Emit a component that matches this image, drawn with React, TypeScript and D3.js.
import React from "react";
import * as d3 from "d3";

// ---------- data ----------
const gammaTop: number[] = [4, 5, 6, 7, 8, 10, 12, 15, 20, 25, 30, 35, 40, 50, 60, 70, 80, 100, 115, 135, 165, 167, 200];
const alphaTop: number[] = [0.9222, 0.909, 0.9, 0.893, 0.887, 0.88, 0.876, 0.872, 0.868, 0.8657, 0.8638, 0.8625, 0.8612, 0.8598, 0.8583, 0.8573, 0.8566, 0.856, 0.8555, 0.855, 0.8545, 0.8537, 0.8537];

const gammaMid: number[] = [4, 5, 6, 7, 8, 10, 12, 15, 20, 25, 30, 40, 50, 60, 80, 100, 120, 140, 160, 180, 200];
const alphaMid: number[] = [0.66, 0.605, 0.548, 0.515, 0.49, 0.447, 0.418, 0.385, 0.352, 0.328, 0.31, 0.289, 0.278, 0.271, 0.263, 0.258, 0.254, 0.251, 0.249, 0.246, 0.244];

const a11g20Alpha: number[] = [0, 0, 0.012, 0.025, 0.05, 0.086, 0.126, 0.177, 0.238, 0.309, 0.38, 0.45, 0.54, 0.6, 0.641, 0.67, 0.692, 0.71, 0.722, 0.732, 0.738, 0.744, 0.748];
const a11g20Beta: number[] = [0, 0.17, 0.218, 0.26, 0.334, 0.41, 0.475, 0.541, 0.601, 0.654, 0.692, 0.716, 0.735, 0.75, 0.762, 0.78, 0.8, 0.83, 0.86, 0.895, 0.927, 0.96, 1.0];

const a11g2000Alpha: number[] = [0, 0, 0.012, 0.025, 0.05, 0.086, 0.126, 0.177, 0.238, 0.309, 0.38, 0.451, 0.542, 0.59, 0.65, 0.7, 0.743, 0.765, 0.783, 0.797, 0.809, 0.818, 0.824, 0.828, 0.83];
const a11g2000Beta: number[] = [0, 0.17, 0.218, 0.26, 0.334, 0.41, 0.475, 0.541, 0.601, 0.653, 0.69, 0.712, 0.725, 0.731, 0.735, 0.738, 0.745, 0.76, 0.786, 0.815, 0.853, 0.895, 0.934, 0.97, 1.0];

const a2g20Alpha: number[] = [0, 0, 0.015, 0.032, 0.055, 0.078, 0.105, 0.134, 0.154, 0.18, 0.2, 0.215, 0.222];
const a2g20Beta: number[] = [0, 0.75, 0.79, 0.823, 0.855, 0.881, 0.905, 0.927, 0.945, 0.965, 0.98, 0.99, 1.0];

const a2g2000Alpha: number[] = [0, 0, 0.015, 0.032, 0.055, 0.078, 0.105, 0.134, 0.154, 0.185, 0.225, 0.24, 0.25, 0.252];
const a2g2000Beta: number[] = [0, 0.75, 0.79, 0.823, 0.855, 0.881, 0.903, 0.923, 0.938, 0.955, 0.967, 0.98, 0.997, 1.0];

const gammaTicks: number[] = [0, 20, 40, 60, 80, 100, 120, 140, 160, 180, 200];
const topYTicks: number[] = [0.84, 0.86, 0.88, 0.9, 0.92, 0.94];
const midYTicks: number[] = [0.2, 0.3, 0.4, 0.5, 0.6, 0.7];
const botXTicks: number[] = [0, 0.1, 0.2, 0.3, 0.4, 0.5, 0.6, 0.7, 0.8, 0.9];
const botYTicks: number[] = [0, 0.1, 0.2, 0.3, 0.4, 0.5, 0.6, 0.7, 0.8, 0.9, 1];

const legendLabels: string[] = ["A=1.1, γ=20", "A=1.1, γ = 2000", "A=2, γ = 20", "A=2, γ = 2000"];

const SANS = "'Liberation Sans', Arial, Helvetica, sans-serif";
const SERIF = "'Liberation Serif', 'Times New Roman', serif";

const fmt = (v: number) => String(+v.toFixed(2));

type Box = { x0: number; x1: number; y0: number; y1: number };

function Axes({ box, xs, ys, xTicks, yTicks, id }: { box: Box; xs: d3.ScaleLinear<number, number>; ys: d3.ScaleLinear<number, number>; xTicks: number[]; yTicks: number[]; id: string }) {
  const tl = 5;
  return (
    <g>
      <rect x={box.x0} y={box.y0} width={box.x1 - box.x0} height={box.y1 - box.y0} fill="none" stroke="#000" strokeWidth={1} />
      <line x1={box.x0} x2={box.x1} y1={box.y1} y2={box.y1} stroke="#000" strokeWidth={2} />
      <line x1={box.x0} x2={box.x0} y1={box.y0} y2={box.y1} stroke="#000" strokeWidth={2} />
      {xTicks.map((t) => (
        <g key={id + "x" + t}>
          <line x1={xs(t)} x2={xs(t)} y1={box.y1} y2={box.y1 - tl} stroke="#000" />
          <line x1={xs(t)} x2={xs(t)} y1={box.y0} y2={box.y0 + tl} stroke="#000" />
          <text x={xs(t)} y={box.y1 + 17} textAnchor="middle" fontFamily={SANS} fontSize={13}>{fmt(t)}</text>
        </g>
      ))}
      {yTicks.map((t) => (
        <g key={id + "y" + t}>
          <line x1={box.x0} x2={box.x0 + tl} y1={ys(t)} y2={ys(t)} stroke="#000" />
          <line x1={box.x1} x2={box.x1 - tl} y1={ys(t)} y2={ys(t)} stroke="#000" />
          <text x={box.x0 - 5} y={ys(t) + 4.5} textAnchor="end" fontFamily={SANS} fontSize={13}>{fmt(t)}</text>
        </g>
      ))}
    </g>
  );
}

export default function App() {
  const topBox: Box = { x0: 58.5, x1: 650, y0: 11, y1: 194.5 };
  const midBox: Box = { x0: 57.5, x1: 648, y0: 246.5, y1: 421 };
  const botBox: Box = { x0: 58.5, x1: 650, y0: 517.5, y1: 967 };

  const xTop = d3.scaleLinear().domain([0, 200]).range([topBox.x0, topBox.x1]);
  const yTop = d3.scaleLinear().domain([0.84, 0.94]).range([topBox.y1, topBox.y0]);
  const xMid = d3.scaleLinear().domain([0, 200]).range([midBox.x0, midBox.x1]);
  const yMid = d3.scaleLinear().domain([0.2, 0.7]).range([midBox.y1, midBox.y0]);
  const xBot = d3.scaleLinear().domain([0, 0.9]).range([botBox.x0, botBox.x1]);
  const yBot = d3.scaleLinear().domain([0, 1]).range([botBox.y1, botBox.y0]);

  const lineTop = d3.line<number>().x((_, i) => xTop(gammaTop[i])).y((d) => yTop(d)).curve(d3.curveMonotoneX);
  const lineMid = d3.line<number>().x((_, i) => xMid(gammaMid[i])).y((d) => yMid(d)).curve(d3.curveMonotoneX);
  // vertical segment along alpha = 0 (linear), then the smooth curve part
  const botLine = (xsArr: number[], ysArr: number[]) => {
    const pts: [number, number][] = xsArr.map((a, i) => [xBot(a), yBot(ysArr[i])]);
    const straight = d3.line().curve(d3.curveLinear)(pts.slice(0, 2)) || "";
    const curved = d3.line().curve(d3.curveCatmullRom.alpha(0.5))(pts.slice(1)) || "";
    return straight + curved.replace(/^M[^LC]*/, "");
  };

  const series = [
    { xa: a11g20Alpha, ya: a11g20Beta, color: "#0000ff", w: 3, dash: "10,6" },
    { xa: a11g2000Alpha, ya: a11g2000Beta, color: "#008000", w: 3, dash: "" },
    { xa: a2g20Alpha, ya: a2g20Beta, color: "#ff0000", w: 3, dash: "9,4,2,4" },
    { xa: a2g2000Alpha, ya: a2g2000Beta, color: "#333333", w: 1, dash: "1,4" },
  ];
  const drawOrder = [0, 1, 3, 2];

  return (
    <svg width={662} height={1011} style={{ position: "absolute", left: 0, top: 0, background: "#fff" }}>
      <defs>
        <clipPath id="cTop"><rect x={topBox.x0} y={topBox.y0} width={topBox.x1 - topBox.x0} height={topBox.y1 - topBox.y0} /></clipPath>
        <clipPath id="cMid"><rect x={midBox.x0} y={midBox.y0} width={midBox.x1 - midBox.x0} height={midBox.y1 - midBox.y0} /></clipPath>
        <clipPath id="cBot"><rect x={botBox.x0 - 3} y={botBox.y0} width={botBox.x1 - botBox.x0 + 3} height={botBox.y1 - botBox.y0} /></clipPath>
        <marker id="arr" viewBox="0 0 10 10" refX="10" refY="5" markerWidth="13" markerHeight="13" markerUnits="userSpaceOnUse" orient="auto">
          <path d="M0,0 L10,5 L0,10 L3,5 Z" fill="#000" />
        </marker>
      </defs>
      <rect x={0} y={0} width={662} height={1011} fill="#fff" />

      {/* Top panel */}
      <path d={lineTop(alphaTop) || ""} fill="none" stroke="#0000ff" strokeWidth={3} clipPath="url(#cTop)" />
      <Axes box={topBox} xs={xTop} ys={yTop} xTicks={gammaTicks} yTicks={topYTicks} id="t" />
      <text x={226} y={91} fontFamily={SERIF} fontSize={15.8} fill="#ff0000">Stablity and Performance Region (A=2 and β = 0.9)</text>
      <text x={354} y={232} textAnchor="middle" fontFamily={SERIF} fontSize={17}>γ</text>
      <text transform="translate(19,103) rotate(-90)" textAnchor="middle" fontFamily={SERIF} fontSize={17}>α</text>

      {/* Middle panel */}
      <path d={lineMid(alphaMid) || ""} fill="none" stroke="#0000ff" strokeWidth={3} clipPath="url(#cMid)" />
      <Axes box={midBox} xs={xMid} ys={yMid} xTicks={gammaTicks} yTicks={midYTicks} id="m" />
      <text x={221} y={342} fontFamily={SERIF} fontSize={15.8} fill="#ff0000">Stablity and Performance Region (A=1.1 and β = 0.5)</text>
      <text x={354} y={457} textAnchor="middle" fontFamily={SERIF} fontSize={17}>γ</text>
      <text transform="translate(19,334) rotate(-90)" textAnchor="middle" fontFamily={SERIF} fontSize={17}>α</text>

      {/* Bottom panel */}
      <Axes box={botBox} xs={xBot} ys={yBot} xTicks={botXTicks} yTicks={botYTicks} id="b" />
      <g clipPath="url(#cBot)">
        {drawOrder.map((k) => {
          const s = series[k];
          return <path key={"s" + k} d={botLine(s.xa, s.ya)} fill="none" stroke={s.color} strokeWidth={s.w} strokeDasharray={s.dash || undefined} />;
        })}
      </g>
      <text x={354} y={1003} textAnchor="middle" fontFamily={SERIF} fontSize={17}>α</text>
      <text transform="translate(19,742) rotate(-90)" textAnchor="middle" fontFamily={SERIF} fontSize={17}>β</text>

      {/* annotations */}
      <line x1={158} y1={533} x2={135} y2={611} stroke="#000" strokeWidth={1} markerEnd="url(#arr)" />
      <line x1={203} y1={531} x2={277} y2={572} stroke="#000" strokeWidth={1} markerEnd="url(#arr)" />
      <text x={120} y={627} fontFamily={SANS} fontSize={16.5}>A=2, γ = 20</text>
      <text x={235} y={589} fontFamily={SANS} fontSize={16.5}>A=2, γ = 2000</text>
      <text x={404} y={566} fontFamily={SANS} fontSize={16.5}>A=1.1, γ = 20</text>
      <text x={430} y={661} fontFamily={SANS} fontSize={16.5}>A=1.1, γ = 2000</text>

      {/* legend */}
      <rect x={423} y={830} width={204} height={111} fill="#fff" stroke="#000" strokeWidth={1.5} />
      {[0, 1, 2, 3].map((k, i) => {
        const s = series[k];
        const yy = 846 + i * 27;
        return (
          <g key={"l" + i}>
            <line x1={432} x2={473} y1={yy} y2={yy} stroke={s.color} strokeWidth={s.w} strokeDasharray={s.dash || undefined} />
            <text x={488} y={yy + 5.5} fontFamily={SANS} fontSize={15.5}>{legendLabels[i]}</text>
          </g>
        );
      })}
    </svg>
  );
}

----------------------------------------

## WORK TO DO
Set down each line of the material verbatim, from the first line through the line that contains "const a2g20Beta: number[]".

## SOLVED EXERCISE
Emit a component that matches this image, drawn with React, TypeScript and D3.js.
import React from "react";
import * as d3 from "d3";

// ---------- data ----------
const gammaTop: number[] = [4, 5, 6, 7, 8, 10, 12, 15, 20, 25, 30, 35, 40, 50, 60, 70, 80, 100, 115, 135, 165, 167, 200];
const alphaTop: number[] = [0.9222, 0.909, 0.9, 0.893, 0.887, 0.88, 0.876, 0.872, 0.868, 0.8657, 0.8638, 0.8625, 0.8612, 0.8598, 0.8583, 0.8573, 0.8566, 0.856, 0.8555, 0.855, 0.8545, 0.8537, 0.8537];

const gammaMid: number[] = [4, 5, 6, 7, 8, 10, 12, 15, 20, 25, 30, 40, 50, 60, 80, 100, 120, 140, 160, 180, 200];
const alphaMid: number[] = [0.66, 0.605, 0.548, 0.515, 0.49, 0.447, 0.418, 0.385, 0.352, 0.328, 0.31, 0.289, 0.278, 0.271, 0.263, 0.258, 0.254, 0.251, 0.249, 0.246, 0.244];

const a11g20Alpha: number[] = [0, 0, 0.012, 0.025, 0.05, 0.086, 0.126, 0.177, 0.238, 0.309, 0.38, 0.45, 0.54, 0.6, 0.641, 0.67, 0.692, 0.71, 0.722, 0.732, 0.738, 0.744, 0.748];
const a11g20Beta: number[] = [0, 0.17, 0.218, 0.26, 0.334, 0.41, 0.475, 0.541, 0.601, 0.654, 0.692, 0.716, 0.735, 0.75, 0.762, 0.78, 0.8, 0.83, 0.86, 0.895, 0.927, 0.96, 1.0];

const a11g2000Alpha: number[] = [0, 0, 0.012, 0.025, 0.05, 0.086, 0.126, 0.177, 0.238, 0.309, 0.38, 0.451, 0.542, 0.59, 0.65, 0.7, 0.743, 0.765, 0.783, 0.797, 0.809, 0.818, 0.824, 0.828, 0.83];
const a11g2000Beta: number[] = [0, 0.17, 0.218, 0.26, 0.334, 0.41, 0.475, 0.541, 0.601, 0.653, 0.69, 0.712, 0.725, 0.731, 0.735, 0.738, 0.745, 0.76, 0.786, 0.815, 0.853, 0.895, 0.934, 0.97, 1.0];

const a2g20Alpha: number[] = [0, 0, 0.015, 0.032, 0.055, 0.078, 0.105, 0.134, 0.154, 0.18, 0.2, 0.215, 0.222];
const a2g20Beta: number[] = [0, 0.75, 0.79, 0.823, 0.855, 0.881, 0.905, 0.927, 0.945, 0.965, 0.98, 0.99, 1.0];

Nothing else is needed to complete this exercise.